- PROBLEM DETAILS: Looking at the data below, count the lines that contain the string "script". Write only the total.

- TASK INPUT:
^^^^^^^^^^^^^^^^

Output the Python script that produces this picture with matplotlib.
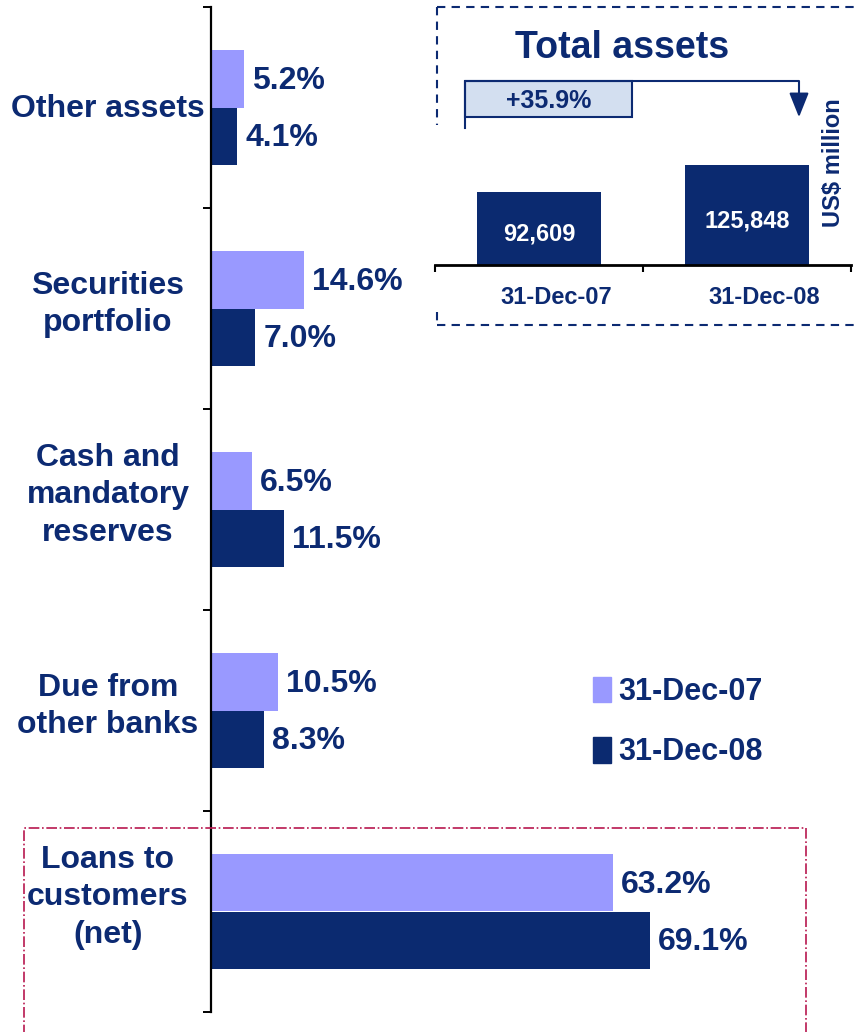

^^^^^^^^^^^^^^^^

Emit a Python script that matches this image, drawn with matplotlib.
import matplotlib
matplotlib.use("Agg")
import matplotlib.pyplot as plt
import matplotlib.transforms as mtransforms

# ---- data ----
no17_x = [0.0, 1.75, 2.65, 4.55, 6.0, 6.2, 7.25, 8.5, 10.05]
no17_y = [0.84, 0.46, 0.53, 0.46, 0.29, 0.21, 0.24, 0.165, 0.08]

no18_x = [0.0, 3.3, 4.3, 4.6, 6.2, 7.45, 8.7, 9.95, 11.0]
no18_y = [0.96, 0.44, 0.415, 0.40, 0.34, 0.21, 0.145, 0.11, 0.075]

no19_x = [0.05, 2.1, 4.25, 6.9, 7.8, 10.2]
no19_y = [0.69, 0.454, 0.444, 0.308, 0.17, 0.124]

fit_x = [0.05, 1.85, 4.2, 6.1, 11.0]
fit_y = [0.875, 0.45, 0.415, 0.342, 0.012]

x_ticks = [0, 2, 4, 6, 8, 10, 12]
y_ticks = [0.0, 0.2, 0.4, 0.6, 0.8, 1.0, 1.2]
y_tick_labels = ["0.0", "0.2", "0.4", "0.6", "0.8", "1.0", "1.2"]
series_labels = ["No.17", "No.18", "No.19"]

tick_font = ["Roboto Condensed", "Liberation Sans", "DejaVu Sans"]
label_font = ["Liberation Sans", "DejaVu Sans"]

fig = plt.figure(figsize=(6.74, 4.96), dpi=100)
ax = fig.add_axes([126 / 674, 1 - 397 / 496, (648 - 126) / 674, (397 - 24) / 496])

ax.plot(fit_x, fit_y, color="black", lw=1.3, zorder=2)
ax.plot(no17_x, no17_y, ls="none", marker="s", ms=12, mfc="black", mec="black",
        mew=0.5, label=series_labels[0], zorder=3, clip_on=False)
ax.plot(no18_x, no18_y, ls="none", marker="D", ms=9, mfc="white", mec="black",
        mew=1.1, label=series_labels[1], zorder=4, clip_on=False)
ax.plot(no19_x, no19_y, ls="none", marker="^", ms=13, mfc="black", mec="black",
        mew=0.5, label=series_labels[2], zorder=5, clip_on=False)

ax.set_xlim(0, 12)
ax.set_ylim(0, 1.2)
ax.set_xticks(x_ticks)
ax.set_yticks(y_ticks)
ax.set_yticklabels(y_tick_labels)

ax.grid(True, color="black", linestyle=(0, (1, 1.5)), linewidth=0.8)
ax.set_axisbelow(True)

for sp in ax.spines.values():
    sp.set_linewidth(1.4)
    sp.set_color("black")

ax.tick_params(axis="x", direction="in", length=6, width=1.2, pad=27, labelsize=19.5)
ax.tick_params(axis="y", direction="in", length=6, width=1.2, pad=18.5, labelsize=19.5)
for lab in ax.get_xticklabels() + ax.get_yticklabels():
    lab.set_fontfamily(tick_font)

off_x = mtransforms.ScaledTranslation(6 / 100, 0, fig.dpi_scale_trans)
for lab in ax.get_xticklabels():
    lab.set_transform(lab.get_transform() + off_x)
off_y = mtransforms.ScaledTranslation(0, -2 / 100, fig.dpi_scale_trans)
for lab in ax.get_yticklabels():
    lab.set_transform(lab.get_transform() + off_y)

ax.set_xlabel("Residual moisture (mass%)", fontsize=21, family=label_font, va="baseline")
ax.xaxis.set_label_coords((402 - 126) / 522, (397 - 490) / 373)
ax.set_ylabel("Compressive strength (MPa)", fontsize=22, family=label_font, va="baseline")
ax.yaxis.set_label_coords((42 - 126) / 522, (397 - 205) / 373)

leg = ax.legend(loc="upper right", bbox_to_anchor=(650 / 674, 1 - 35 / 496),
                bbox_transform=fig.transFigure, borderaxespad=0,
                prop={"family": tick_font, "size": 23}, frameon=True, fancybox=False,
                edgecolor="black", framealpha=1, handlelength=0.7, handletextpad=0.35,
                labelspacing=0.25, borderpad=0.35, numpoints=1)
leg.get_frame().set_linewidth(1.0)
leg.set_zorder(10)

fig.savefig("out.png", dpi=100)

^^^^^^^^^^^^^^^^

- SOLVED EXERCISE: 2